Android malware continued to gain in share in 2012 and was responsible for 79 percent of all threats for the year, up from 66 percent in 2011, according to security specialist F-Secure’s latest Mobile Threat report.
In the fourth quarter alone, 96 new families and variants of Android threats were discovered, which almost doubles the number recorded in the previous quarter. A large share of the Android threats found in the fourth quarter was malware that generates profit through fraudulent short message service (SMS) practices, with 21 of the 96 Android threat variants found contributed by Premium SMS, a malware family that sends out messages to premium rate numbers.
With fraudulent SMS, messages or notifications from these premium rate numbers and services are deleted, keeping the user unaware until charges appear on their bills. The report noted many Android-based threats employ similar tactics, with some signing up the victim to an SMS-based subscription service.
F-Secure also warned that in addition to SMS-sending malware, some malware authors or distributors may choose to make a profit through banking Trojans, which steal the mobile Transaction Authentication Number (mTAN) that banks send via SMS to customers to validate an online banking transaction. Using this number, these Trojans can transfer money from the victims’ account and the banks will proceed with the transaction because it appears to be coming from the rightful account owner.

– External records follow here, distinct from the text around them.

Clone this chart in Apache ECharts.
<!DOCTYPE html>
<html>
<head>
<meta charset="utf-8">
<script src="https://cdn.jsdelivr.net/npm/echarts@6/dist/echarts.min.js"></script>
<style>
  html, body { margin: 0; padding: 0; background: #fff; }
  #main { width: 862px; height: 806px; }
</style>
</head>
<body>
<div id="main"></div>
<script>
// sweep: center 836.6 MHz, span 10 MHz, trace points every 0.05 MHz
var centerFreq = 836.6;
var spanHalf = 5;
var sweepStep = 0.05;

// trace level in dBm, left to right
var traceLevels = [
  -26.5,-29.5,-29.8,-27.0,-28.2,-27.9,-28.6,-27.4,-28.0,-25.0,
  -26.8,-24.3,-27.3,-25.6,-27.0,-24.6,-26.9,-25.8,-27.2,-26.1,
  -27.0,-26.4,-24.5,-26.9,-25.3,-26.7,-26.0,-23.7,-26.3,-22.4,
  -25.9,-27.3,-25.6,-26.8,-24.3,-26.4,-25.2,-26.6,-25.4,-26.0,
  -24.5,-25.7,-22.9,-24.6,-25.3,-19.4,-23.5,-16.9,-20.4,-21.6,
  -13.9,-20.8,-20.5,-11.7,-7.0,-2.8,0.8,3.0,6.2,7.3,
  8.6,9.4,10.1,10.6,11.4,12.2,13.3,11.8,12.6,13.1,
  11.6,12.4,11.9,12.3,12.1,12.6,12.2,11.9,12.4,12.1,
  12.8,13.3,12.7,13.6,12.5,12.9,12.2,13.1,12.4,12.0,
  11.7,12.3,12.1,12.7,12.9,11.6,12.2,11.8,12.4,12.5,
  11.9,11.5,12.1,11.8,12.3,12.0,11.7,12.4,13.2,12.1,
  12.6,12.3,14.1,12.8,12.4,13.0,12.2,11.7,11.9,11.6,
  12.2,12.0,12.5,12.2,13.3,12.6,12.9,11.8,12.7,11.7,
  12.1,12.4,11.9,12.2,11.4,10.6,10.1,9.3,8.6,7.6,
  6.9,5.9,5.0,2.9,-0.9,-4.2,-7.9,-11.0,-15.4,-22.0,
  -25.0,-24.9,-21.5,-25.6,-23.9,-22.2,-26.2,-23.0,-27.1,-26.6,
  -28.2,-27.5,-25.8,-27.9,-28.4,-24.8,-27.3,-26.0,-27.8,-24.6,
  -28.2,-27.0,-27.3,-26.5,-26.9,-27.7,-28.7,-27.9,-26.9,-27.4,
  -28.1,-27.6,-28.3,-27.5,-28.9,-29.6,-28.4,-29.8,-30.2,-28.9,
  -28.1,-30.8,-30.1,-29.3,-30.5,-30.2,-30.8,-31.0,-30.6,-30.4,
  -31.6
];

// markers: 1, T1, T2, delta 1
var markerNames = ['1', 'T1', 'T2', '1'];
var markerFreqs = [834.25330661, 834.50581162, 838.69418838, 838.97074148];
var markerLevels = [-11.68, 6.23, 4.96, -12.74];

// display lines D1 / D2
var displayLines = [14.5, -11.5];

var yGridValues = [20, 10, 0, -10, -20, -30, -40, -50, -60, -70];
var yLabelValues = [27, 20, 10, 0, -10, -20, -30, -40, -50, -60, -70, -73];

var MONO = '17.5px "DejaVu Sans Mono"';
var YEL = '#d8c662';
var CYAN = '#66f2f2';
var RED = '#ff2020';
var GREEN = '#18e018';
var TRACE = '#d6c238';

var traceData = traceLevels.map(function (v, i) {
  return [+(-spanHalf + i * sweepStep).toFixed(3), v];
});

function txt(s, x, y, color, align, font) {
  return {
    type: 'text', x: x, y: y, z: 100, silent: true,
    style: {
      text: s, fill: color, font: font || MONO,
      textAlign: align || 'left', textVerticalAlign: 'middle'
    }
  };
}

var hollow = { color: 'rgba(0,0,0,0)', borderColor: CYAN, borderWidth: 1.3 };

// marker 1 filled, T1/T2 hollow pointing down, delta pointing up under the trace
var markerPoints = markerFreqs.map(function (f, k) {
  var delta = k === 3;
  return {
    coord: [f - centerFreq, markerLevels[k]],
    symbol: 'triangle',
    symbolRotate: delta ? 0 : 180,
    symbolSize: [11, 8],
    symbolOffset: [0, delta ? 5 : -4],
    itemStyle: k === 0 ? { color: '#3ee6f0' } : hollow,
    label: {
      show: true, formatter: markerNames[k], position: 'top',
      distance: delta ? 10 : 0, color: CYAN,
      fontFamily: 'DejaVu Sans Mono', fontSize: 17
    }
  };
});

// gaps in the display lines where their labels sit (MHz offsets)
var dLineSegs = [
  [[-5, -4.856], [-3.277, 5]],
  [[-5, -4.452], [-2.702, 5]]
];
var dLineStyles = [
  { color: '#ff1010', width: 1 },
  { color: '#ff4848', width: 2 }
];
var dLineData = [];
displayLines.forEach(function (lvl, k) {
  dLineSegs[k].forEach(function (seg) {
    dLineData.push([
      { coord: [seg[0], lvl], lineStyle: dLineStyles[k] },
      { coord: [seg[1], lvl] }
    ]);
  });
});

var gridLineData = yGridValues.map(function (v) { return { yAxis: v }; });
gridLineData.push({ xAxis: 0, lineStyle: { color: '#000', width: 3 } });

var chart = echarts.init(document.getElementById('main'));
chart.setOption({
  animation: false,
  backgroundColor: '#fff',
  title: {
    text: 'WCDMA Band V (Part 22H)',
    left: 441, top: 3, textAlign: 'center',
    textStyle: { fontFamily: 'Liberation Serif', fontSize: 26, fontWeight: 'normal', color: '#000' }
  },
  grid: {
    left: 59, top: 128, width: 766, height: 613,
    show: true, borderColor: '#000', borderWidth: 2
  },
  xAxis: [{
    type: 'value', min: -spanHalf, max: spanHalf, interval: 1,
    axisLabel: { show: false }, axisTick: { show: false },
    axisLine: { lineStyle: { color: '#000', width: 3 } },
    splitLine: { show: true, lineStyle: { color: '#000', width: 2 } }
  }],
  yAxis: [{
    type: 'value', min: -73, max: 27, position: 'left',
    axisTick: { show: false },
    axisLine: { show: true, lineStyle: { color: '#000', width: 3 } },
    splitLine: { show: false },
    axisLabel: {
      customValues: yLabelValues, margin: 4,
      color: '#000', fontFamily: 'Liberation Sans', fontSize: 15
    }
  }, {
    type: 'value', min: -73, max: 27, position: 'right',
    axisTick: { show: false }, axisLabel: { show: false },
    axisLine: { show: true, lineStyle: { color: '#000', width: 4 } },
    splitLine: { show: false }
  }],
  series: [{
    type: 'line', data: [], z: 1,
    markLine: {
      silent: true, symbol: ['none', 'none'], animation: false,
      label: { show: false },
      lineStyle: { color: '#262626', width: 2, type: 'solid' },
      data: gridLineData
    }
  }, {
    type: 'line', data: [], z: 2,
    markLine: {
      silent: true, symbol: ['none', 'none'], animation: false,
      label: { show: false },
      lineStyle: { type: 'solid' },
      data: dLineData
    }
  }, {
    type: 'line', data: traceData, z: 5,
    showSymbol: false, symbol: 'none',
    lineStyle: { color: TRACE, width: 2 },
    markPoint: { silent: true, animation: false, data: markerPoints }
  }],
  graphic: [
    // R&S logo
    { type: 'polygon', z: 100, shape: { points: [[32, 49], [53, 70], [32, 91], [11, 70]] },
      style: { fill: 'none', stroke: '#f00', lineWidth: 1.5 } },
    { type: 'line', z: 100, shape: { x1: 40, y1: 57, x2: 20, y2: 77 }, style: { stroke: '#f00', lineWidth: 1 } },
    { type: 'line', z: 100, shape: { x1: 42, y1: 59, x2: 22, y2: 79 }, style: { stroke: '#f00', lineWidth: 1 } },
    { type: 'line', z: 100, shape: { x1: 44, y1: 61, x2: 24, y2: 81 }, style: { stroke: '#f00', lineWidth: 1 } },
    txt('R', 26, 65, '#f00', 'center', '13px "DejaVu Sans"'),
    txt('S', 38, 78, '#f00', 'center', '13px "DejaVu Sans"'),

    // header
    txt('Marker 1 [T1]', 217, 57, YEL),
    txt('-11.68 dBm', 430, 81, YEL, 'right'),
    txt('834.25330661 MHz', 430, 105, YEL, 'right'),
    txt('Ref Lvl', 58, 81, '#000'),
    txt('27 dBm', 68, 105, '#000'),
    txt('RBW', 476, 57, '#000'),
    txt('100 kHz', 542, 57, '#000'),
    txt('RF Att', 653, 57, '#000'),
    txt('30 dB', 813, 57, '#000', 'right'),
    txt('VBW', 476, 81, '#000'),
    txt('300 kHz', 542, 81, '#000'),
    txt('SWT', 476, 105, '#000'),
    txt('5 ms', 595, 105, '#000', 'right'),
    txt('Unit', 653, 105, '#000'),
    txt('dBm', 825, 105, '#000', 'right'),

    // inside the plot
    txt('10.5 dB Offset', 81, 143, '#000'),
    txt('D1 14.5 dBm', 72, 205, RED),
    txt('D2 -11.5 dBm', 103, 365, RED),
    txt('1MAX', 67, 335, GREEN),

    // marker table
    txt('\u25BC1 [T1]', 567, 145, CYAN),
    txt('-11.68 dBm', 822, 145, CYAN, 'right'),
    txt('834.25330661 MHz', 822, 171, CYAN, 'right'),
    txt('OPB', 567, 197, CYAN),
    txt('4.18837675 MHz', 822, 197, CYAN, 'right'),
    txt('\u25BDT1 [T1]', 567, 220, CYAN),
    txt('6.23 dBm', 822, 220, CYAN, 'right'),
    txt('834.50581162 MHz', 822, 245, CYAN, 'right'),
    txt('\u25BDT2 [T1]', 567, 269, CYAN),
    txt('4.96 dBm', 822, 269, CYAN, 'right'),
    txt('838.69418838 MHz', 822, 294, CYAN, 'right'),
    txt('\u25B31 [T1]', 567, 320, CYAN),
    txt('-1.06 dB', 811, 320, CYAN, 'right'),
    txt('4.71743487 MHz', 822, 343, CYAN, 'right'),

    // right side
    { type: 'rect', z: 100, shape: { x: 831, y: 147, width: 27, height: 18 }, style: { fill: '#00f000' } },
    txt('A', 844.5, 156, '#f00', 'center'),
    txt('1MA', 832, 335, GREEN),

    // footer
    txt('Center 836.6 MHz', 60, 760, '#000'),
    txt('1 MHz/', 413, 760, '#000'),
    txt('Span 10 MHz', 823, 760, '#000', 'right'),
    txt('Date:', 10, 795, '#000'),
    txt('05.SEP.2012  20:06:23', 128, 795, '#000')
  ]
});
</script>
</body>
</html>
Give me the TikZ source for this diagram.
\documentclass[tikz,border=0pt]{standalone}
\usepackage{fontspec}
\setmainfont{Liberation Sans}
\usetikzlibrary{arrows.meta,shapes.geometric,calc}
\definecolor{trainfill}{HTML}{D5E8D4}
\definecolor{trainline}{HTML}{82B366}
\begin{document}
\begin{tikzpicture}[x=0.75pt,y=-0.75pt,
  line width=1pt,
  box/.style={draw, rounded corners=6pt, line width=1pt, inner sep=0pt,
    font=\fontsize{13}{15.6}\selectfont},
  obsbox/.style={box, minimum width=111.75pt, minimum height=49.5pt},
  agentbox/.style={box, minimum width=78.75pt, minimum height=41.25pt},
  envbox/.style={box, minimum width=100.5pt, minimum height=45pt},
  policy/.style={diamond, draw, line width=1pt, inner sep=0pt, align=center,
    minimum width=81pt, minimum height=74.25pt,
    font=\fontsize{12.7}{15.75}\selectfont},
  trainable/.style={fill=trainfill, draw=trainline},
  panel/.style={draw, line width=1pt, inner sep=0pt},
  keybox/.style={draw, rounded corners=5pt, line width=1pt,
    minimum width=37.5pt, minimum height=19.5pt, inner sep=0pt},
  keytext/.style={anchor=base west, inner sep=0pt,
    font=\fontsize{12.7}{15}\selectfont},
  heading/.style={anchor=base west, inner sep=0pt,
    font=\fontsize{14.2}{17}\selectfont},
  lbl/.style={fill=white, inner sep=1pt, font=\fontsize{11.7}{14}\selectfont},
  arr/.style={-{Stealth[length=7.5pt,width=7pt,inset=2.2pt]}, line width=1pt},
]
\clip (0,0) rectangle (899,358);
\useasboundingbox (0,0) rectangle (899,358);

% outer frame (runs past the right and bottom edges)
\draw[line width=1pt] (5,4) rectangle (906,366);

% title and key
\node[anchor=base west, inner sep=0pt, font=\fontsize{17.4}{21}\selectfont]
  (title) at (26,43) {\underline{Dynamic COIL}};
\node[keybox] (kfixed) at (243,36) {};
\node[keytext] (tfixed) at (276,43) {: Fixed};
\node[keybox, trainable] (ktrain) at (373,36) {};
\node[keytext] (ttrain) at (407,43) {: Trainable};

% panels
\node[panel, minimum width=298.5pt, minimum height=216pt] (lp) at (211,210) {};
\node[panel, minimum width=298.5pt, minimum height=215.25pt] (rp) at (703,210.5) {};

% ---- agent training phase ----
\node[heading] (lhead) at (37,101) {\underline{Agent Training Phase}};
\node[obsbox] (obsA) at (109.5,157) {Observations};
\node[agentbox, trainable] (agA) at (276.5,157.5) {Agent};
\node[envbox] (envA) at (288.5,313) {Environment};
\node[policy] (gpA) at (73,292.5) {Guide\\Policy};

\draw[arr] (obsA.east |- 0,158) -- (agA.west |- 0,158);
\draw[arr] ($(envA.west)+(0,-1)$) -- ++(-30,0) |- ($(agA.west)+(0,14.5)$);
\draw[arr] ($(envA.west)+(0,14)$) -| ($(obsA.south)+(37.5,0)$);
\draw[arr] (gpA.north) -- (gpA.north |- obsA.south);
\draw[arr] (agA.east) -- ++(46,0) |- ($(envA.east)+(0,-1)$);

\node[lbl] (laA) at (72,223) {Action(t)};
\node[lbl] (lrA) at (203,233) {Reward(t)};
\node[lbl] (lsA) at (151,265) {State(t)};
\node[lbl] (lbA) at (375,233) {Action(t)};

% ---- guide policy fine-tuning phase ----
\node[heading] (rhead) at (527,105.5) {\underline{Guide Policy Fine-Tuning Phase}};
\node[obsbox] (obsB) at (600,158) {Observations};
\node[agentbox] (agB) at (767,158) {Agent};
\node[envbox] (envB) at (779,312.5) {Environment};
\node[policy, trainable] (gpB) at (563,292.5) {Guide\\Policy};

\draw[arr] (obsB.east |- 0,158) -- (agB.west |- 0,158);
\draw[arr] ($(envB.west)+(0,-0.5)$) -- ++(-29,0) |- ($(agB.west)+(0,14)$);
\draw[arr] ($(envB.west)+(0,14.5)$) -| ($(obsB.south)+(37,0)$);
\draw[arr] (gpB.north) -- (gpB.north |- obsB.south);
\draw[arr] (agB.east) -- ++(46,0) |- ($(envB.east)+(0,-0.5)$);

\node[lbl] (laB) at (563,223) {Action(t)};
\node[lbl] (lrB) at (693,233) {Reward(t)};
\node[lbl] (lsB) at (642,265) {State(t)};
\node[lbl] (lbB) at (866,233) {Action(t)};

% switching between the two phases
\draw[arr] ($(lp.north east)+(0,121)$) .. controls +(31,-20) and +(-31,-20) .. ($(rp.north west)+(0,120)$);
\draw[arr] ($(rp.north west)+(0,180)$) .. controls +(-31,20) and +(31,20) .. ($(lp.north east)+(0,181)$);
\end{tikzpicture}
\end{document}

The report noted extra security prompts when downloading in Android version 4.2 Jelly Bean should help deflect Trojans (66 percent of mobile malware detections in 2012 were Trojans), and as spying and monitoring tools increasingly become part of the mix, surveillance-related threats will account for a greater portion of the overall threats.
Malware targeting the Symbian platform accounted for 19 percent of all mobile malware in 2012, down from 29 percent in 2011. The report wryly noted that may be the only good news for the platform, once the most popular smartphone operating system (OS) on a worldwide average but is now generally regarded to be a technological relic.
In 2010 Symbian malware accounted for 62 percent of threats and Android represented just 11 percent. The success of Android, which overtook Symbian as the world’s most used mobile platform at the end of 2010, contributed greatly to the system’s decline.
“Malware in general has a parasitic relationship with its host,” F-Secure Labs security adviser Sean Sullivan said in a statement. “As old Symbian handsets continue to be replaced by those with other operating systems, especially Android, Symbian malware dies off and will probably go extinct in 2013. May it rest in peace.”